Butler and other truck drivers said there is sometimes radio talk about scales and known ways to avoid them.

"Yeah, there are ways around them. But sometimes the cure is worse than the problem. They may go 100 miles out of the way to avoid a scale," Butler said.

Another issue for law enforcement is that it's often difficult to find safe places to pull the big rigs over. The trooper has to be able to walk around the truck, and the driver has to be able to pull back into traffic.

That makes it difficult to catch trucks on secondary streets where authorities believe many of the violators are, Wick said.

"Interstate haulers -- G.B. Hunt, Albertson's, Von's, Wal-Mart -- are rarely if ever overweight," Wick said. "Where we find most of them are on the city streets with the rock haulers and the more local trucks."

Many truck drivers said that exceeding weight limits is only to the driver's benefit if the pay is by weight, which they said was an increasingly rare practice.

Drivers said pay is usually based on mileage and that overweight trucks can negatively affect fuel economy, another driver concern.

Taylor, says improved commercial enforcement on the nation's highways has pushed the less scrupulous drivers onto secondary streets.

By driving overweight, those drivers pose a safety hazard to other drivers and are damaging the roadways without paying their fair share of taxes to cover the cost of road repairs, Taylor said.

To simplify Taylor's physics, if a single truck axle is 10 percent overweight, that axle is doing about 40 percent more damage to the road than an axle carrying its maximum weight.

"If every truck did that, the road would last 25 percent as long as it was predicted to last," Taylor said. "Roads are like rubber bands. If you keep snapping and snapping them, they break."

Large trucks can receive permits to haul extra weight if they pay for the additional damage to the roadway and if the weight doesn't go over the manufacturer's limits.

And to be fair, Taylor said, there also are ways that overweight trucks benefit the public. Trucks break the rules to cut down on the number of trips they have to make. That, in turn, lessens congestion on the road and the cost of shipping, the benefits of which can be passed on to the consumer.

The American Trucking Association backs increasing the maximum weight trucks are allowed to carry for those reasons, according to Darrin Roth, director of highway operations for the association.

The association supports the axle weight limitations established by both federal and state laws but believes the total maximum weight of 80,000 pounds is too low, Roth said.

"We are facing a difficult situation in the future where the amount of freight for the trucking industry will double in the next 25 years, according to the Federal Highway Administration's predictions," Roth said.

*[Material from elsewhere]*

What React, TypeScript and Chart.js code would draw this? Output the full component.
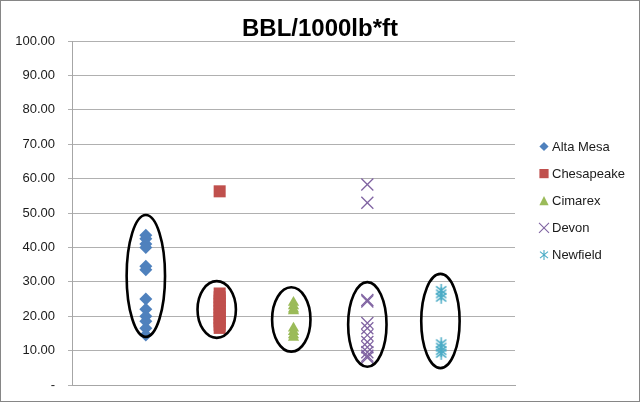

"We already have significant congestion in the highway system. If we haul that additional freight on same-size vehicles, there are going to be a lot more trucks and a lot more hazards," Roth said, noting that larger trucks also help the industry deal with a shortage of drivers.

The trucking association supports effective law enforcement on the current size and weight regulations to give everyone an "equal playing field," Roth said.

The association also supports roving inspections and particularly likes weigh-in-motion devices that Taylor's company makes. That type of scale -- which is set in the roadway and calculates weights as vehicles drive over it -- allows law enforcement to catch offenders without hindering the whole industry because the trucks don't have to stop to be weighed on those scales.

The state Transportation Department owns just one of the devices, a low-level one that can weigh trucks going 15 mph or less that it uses to predict road life and occasionally loans to the highway patrol to screen trucks, Wick said. Higher-speed -- and considerably more expensive -- devices can weigh trucks going up to 75 mph, allowing the highway patrol to green light trucks that are OK and stop trucks that are a problem.

The Nevada Highway Patrol is looking at buying some weigh-in-motion devices, but for now troopers say they are just happy that the Nevada Legislature approved the more than $500,000 worth of additional standard scales, and they are anxious to see how many additional overweight trucks they can take off the road.

The hope is they can prevent another death such as Ashley Swain's.